►
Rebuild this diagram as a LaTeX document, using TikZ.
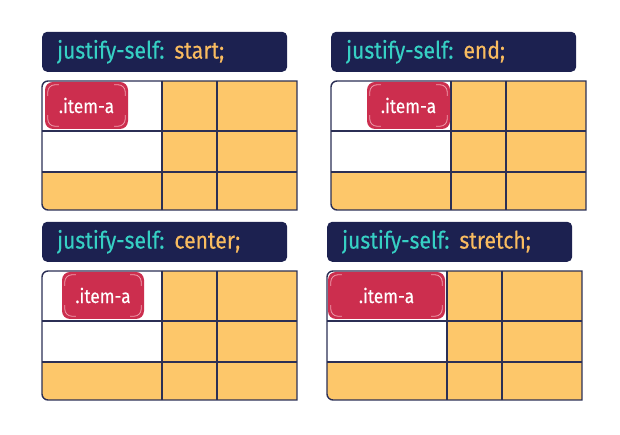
\documentclass[tikz,border=0pt]{standalone}
\usepackage{fontspec}
\setmainfont{Fira Sans}[FakeStretch=0.88,FakeBold=0.3]
\definecolor{headnavy}{HTML}{1C2150}
\definecolor{keyteal}{HTML}{36D0C4}
\definecolor{valorange}{HTML}{F9BC60}
\definecolor{gridline}{HTML}{2B2F55}
\definecolor{cellyellow}{HTML}{FDC76A}
\definecolor{itemred}{HTML}{CC2E4E}
\definecolor{itemglow}{HTML}{F0A0B0}
\newcommand\gridpanel[6]{%
	\node[headbox,anchor=south west] (#1-head) at (#2,#3+9) {\textcolor{keyteal}{justify-self:}\hspace{10pt}\textcolor{valorange}{#4;}};
	\fill[cellyellow] (#2+120,#3) rectangle (#2+255,#3-129);
	\fill[cellyellow] (#2,#3-91) -- (#2+120,#3-91) -- (#2+120,#3-129) -- (#2+6,#3-129) arc[start angle=270,end angle=180,radius=6pt] -- cycle;
	\fill[white] (#2,#3-91) -- (#2,#3-6) arc[start angle=180,end angle=90,radius=6pt] -- (#2+120,#3) -- (#2+120,#3-91) -- cycle;
	\draw[gridbar] (#2+255,#3) -- (#2+6,#3) arc[start angle=90,end angle=180,radius=6pt] -- (#2,#3-123) arc[start angle=180,end angle=270,radius=6pt] -- (#2+255,#3-129) -- cycle;
	\draw[gridbar] (#2+120,#3) -- (#2+120,#3-129) (#2+175,#3) -- (#2+175,#3-129);
	\draw[gridbar] (#2,#3-50) -- (#2+255,#3-50) (#2,#3-91) -- (#2+255,#3-91);
	\node[itembox,minimum width=#6pt-#5pt] (#1-item) at (#2+#5/2+#6/2,#3-24.5) {.item-a};
	\draw[glowline] ([shift={(3,-14)}]#1-item.north west) -- ++(0,4) arc[start angle=180,end angle=90,radius=7pt] -- ++(4,0);
	\draw[glowline] ([shift={(-3,-14)}]#1-item.north east) -- ++(0,4) arc[start angle=0,end angle=90,radius=7pt] -- ++(-4,0);
	\draw[glowline] ([shift={(3,14)}]#1-item.south west) -- ++(0,-4) arc[start angle=180,end angle=270,radius=7pt] -- ++(4,0);
	\draw[glowline] ([shift={(-3,14)}]#1-item.south east) -- ++(0,-4) arc[start angle=0,end angle=-90,radius=7pt] -- ++(-4,0);
}
\begin{document}
\begin{tikzpicture}[x=1pt,y=1pt,
		headbox/.style={fill=headnavy,rounded corners=5pt,text width=215pt,inner xsep=15pt,inner ysep=0pt,minimum height=40pt,align=left,font=\fontsize{24}{24}\selectfont},
		gridbar/.style={draw=gridline,line width=1.4pt},
		itembox/.style={fill=itemred,rounded corners=8pt,minimum height=47pt,inner sep=0pt,text=white,font=\fontsize{19.6}{19.6}\selectfont},
		glowline/.style={draw=itemglow,line width=0.8pt}]
	\useasboundingbox (0,0) rectangle (620,435);
	\gridpanel{start}{42}{354}{start}{3}{86}
	\gridpanel{end}{331}{354}{end}{36}{119}
	\gridpanel{center}{42}{164}{center}{20}{102}
	\gridpanel{stretch}{327}{164}{stretch}{1}{118}
\end{tikzpicture}
\end{document}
◄
> WHAT YOU NEED TO DO:
Repeat the data exactly, dropping every picture it holds.

> SOLUTION:
Rebuild this diagram as a LaTeX document, using TikZ.
\documentclass[tikz,border=0pt]{standalone}
\usepackage{fontspec}
\setmainfont{Fira Sans}[FakeStretch=0.88,FakeBold=0.3]
\definecolor{headnavy}{HTML}{1C2150}
\definecolor{keyteal}{HTML}{36D0C4}
\definecolor{valorange}{HTML}{F9BC60}
\definecolor{gridline}{HTML}{2B2F55}
\definecolor{cellyellow}{HTML}{FDC76A}
\definecolor{itemred}{HTML}{CC2E4E}
\definecolor{itemglow}{HTML}{F0A0B0}
\newcommand\gridpanel[6]{%
	\node[headbox,anchor=south west] (#1-head) at (#2,#3+9) {\textcolor{keyteal}{justify-self:}\hspace{10pt}\textcolor{valorange}{#4;}};
	\fill[cellyellow] (#2+120,#3) rectangle (#2+255,#3-129);
	\fill[cellyellow] (#2,#3-91) -- (#2+120,#3-91) -- (#2+120,#3-129) -- (#2+6,#3-129) arc[start angle=270,end angle=180,radius=6pt] -- cycle;
	\fill[white] (#2,#3-91) -- (#2,#3-6) arc[start angle=180,end angle=90,radius=6pt] -- (#2+120,#3) -- (#2+120,#3-91) -- cycle;
	\draw[gridbar] (#2+255,#3) -- (#2+6,#3) arc[start angle=90,end angle=180,radius=6pt] -- (#2,#3-123) arc[start angle=180,end angle=270,radius=6pt] -- (#2+255,#3-129) -- cycle;
	\draw[gridbar] (#2+120,#3) -- (#2+120,#3-129) (#2+175,#3) -- (#2+175,#3-129);
	\draw[gridbar] (#2,#3-50) -- (#2+255,#3-50) (#2,#3-91) -- (#2+255,#3-91);
	\node[itembox,minimum width=#6pt-#5pt] (#1-item) at (#2+#5/2+#6/2,#3-24.5) {.item-a};
	\draw[glowline] ([shift={(3,-14)}]#1-item.north west) -- ++(0,4) arc[start angle=180,end angle=90,radius=7pt] -- ++(4,0);
	\draw[glowline] ([shift={(-3,-14)}]#1-item.north east) -- ++(0,4) arc[start angle=0,end angle=90,radius=7pt] -- ++(-4,0);
	\draw[glowline] ([shift={(3,14)}]#1-item.south west) -- ++(0,-4) arc[start angle=180,end angle=270,radius=7pt] -- ++(4,0);
	\draw[glowline] ([shift={(-3,14)}]#1-item.south east) -- ++(0,-4) arc[start angle=0,end angle=-90,radius=7pt] -- ++(-4,0);
}
\begin{document}
\begin{tikzpicture}[x=1pt,y=1pt,
		headbox/.style={fill=headnavy,rounded corners=5pt,text width=215pt,inner xsep=15pt,inner ysep=0pt,minimum height=40pt,align=left,font=\fontsize{24}{24}\selectfont},
		gridbar/.style={draw=gridline,line width=1.4pt},
		itembox/.style={fill=itemred,rounded corners=8pt,minimum height=47pt,inner sep=0pt,text=white,font=\fontsize{19.6}{19.6}\selectfont},
		glowline/.style={draw=itemglow,line width=0.8pt}]
	\useasboundingbox (0,0) rectangle (620,435);
	\gridpanel{start}{42}{354}{start}{3}{86}
	\gridpanel{end}{331}{354}{end}{36}{119}
	\gridpanel{center}{42}{164}{center}{20}{102}
	\gridpanel{stretch}{327}{164}{stretch}{1}{118}
\end{tikzpicture}
\end{document}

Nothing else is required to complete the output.